BdMO Online Forum

no. of real solution of the equation $4^x = x^2$

The given equation splits up into $2$ different equations.
$2^x=x$ for positive $x$. and $2^x=-x$ for negative $x$.
That means the equation we have to solve is this $2^x=|x|$
When $x$ is negative the left side is less than $1$ and tending to $0$.So no solution in this case.
If $x$ is positive the graph is a convex function starting from $0$.where the line $y=x$ is below the graph.So they never intersect.

zadid xcalibured wrote: When $x$ is negative the left side is less than $1$ and tending to $0$.So no solution in this case.

This statement is not quite right, there is one intersection, as RHS goes from $0$ to $\infty$ and LHS goes from $1$ to $0$ for $x= 0 \text{ to } -\infty $, and as both are strictly increasing/decreasing functions.
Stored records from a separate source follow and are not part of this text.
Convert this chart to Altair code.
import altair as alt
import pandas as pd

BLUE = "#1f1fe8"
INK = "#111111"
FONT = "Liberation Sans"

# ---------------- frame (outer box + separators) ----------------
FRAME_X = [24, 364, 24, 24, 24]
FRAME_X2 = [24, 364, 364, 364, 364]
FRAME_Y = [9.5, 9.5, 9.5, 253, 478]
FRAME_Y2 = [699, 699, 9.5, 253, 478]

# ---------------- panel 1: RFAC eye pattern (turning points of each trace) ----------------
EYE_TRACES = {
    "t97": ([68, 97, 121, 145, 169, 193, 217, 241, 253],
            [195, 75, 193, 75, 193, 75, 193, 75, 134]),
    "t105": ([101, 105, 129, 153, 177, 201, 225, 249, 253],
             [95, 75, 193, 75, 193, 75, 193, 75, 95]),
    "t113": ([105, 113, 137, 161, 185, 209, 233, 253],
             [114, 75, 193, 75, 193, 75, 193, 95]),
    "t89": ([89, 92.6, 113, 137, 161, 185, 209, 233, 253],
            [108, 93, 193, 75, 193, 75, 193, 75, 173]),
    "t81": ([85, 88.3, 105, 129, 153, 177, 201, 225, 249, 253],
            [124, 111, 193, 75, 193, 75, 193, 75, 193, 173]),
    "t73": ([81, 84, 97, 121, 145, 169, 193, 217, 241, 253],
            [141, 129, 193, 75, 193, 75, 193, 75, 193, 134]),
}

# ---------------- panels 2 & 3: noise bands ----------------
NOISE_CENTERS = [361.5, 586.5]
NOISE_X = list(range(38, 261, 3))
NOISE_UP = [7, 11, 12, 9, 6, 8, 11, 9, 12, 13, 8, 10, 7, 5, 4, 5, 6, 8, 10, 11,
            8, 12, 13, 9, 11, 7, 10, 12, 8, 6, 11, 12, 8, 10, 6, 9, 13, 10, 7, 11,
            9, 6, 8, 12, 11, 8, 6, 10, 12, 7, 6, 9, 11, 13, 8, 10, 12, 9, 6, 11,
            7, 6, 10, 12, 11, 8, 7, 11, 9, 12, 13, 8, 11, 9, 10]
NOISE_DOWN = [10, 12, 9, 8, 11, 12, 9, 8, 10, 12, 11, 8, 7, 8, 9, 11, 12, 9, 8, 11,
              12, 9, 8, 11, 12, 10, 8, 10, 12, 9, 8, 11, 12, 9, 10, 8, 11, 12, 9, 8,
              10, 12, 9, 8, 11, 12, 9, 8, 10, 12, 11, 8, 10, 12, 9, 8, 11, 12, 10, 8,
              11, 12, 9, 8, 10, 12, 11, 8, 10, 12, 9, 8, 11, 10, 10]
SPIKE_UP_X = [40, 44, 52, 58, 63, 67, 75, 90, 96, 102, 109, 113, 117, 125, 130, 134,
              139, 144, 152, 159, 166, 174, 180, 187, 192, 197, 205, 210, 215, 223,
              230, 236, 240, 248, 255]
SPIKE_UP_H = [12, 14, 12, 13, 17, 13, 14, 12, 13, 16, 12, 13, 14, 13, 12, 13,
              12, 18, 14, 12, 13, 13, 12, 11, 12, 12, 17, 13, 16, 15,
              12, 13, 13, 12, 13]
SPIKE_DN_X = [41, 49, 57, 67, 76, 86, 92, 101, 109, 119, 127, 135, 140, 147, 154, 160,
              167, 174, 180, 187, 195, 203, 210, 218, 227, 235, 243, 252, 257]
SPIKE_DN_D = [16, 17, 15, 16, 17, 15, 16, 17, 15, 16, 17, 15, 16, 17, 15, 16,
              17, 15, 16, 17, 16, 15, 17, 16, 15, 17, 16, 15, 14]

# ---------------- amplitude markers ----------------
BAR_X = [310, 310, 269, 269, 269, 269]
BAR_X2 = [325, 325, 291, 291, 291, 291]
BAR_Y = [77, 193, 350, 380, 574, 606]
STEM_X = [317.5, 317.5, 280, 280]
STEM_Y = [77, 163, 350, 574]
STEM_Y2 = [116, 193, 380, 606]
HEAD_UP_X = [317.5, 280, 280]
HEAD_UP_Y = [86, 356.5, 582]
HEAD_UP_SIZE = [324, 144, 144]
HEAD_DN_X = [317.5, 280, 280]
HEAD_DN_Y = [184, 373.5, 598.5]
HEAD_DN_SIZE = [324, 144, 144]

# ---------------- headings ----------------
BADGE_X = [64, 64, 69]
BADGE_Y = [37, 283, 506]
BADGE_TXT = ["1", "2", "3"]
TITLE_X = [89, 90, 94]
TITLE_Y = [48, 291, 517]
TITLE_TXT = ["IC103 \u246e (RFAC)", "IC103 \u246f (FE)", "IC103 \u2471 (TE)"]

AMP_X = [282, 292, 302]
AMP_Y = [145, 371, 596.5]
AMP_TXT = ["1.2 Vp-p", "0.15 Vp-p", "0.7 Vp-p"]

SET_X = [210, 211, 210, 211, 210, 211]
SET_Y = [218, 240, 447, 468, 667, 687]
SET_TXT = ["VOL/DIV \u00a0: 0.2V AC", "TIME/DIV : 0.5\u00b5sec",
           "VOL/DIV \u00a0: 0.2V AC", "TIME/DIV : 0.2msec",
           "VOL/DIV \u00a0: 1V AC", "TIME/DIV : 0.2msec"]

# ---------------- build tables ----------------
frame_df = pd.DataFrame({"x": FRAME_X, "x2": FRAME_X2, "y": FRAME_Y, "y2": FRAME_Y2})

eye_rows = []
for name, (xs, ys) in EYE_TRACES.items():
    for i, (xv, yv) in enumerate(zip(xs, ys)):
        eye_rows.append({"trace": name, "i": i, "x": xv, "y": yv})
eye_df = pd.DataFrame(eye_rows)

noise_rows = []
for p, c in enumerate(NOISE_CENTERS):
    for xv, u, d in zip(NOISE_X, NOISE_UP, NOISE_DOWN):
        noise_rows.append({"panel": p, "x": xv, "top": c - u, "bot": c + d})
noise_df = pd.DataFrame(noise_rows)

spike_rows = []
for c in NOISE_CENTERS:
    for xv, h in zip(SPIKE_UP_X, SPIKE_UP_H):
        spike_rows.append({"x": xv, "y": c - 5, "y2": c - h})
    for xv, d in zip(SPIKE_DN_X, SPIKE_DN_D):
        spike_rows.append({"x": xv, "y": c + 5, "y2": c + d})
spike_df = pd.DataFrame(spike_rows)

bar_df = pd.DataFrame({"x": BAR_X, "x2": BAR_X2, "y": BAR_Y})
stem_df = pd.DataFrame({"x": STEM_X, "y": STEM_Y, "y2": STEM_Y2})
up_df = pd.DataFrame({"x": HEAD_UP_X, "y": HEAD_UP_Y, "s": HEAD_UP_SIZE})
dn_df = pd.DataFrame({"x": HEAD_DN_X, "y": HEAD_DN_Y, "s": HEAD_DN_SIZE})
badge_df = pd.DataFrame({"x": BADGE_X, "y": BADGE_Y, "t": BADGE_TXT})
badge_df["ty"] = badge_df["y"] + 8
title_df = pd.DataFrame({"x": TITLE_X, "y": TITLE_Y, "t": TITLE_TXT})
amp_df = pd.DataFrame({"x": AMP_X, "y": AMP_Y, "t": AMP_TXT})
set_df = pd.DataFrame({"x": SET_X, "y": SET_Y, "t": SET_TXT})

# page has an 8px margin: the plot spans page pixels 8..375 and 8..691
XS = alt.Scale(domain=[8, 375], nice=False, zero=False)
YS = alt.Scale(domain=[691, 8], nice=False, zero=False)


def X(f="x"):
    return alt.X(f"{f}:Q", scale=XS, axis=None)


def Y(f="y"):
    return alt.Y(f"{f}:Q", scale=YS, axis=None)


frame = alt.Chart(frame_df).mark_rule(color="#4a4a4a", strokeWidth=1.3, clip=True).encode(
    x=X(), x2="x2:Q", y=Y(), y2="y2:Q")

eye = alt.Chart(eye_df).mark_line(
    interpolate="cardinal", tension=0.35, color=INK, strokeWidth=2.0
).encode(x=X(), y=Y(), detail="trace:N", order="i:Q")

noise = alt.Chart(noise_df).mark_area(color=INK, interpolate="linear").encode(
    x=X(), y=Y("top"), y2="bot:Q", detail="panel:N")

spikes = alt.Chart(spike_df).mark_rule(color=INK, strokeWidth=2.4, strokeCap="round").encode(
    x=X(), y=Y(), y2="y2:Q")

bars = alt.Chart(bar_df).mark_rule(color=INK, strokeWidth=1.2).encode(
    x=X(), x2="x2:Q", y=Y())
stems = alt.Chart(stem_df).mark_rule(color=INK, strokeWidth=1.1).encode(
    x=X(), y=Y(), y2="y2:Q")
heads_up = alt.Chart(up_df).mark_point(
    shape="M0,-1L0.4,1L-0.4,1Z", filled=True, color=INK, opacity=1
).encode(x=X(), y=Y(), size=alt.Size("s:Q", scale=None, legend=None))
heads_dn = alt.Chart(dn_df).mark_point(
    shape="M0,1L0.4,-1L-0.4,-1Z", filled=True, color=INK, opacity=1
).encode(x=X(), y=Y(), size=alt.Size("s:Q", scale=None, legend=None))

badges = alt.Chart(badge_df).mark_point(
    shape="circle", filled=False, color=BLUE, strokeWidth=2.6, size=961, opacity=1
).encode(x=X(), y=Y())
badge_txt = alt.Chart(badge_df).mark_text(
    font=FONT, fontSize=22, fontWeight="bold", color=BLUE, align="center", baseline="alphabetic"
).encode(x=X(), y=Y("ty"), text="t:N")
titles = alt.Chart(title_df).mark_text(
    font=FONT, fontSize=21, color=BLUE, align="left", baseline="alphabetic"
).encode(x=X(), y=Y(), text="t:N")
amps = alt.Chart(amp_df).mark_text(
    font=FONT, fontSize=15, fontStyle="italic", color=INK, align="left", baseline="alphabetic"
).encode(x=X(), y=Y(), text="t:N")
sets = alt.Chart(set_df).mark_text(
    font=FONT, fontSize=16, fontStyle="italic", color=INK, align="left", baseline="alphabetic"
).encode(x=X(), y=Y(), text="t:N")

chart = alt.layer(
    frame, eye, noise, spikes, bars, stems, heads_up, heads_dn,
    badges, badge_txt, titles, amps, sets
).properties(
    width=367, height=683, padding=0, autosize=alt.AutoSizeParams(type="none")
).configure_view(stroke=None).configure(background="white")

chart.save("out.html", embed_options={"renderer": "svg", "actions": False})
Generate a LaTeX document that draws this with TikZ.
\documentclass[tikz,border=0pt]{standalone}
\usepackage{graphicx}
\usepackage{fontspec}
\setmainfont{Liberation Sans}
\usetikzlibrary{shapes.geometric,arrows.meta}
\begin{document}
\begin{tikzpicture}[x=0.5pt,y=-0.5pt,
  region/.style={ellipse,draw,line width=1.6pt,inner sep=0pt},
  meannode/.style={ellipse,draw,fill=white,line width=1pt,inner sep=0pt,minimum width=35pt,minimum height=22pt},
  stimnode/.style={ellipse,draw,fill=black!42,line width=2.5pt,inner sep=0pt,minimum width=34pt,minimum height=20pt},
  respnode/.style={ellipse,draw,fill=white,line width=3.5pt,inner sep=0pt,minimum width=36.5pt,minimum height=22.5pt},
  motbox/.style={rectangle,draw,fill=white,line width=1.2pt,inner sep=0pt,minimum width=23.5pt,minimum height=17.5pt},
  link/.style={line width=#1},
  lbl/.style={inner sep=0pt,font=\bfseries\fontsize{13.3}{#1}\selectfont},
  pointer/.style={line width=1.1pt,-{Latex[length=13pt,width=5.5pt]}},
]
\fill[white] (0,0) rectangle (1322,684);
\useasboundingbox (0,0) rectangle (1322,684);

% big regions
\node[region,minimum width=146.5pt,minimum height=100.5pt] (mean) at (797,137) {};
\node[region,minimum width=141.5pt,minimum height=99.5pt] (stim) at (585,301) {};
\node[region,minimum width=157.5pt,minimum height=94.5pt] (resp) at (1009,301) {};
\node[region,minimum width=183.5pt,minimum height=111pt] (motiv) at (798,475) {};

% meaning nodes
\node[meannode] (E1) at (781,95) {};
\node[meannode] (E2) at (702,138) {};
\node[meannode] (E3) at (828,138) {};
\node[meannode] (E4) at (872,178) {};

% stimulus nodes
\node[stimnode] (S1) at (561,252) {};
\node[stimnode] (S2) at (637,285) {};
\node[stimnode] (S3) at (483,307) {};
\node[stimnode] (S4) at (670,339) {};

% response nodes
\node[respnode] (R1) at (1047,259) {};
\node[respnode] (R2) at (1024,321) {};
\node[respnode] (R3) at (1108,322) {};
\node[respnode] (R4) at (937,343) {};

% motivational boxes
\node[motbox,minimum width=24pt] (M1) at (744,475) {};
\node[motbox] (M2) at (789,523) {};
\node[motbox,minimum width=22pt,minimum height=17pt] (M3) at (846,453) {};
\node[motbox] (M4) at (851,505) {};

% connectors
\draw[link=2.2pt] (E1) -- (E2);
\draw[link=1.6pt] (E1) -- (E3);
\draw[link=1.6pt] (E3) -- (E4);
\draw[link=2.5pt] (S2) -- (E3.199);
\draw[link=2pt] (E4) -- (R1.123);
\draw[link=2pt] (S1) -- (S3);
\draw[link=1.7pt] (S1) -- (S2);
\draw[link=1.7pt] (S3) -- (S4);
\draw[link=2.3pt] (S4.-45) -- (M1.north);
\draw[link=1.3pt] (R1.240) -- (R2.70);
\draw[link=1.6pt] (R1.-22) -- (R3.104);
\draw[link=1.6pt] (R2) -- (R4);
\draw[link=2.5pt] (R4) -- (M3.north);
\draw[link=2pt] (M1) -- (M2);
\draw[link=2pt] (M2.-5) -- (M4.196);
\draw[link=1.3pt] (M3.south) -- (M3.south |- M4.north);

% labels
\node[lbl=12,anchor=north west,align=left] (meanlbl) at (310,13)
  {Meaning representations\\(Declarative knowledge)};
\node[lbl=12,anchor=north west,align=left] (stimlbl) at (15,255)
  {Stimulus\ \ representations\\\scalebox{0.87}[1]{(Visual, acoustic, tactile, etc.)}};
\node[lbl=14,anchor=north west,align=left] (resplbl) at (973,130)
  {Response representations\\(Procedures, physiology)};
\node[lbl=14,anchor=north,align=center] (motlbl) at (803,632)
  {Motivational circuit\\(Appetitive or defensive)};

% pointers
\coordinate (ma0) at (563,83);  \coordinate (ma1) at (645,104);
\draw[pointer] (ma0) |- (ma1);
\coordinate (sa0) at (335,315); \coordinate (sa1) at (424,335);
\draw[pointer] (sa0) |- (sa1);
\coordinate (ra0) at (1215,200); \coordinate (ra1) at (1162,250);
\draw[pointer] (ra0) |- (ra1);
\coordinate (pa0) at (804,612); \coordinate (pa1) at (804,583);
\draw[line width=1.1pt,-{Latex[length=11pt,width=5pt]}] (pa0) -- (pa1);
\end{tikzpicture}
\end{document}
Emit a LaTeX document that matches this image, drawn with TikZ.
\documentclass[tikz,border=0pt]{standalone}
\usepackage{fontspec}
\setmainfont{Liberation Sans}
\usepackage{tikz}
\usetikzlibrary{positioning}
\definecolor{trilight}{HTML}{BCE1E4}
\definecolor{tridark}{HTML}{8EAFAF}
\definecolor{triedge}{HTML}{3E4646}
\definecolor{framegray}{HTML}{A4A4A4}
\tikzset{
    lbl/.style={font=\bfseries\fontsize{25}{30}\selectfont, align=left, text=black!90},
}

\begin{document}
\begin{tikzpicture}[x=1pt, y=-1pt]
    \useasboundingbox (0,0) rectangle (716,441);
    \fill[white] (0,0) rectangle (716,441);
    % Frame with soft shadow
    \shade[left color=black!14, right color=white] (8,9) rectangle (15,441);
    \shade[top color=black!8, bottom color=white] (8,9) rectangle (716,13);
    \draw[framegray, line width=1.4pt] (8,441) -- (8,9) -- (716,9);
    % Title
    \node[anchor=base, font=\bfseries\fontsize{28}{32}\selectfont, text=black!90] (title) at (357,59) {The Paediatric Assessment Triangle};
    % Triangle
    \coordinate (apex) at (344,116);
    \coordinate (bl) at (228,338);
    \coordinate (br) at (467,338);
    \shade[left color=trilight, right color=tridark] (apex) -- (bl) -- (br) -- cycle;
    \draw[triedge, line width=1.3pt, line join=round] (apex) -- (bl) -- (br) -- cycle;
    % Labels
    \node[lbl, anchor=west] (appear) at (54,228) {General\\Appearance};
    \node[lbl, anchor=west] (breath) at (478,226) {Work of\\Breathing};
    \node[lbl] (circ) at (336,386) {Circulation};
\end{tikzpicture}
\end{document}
How could i do this kind of shitty thing?????????? I don't know who gave me the right to turn a curve into a straight line. The first mistake is where i eliminated the square. But the problem is pretty easy.

zadid xcalibured wrote:I don't know who gave me the right to turn a curve into a straight line. The first mistake is where i eliminated the square.

I don't think that was a mistake, actually, it was a nice idea to eliminate the square.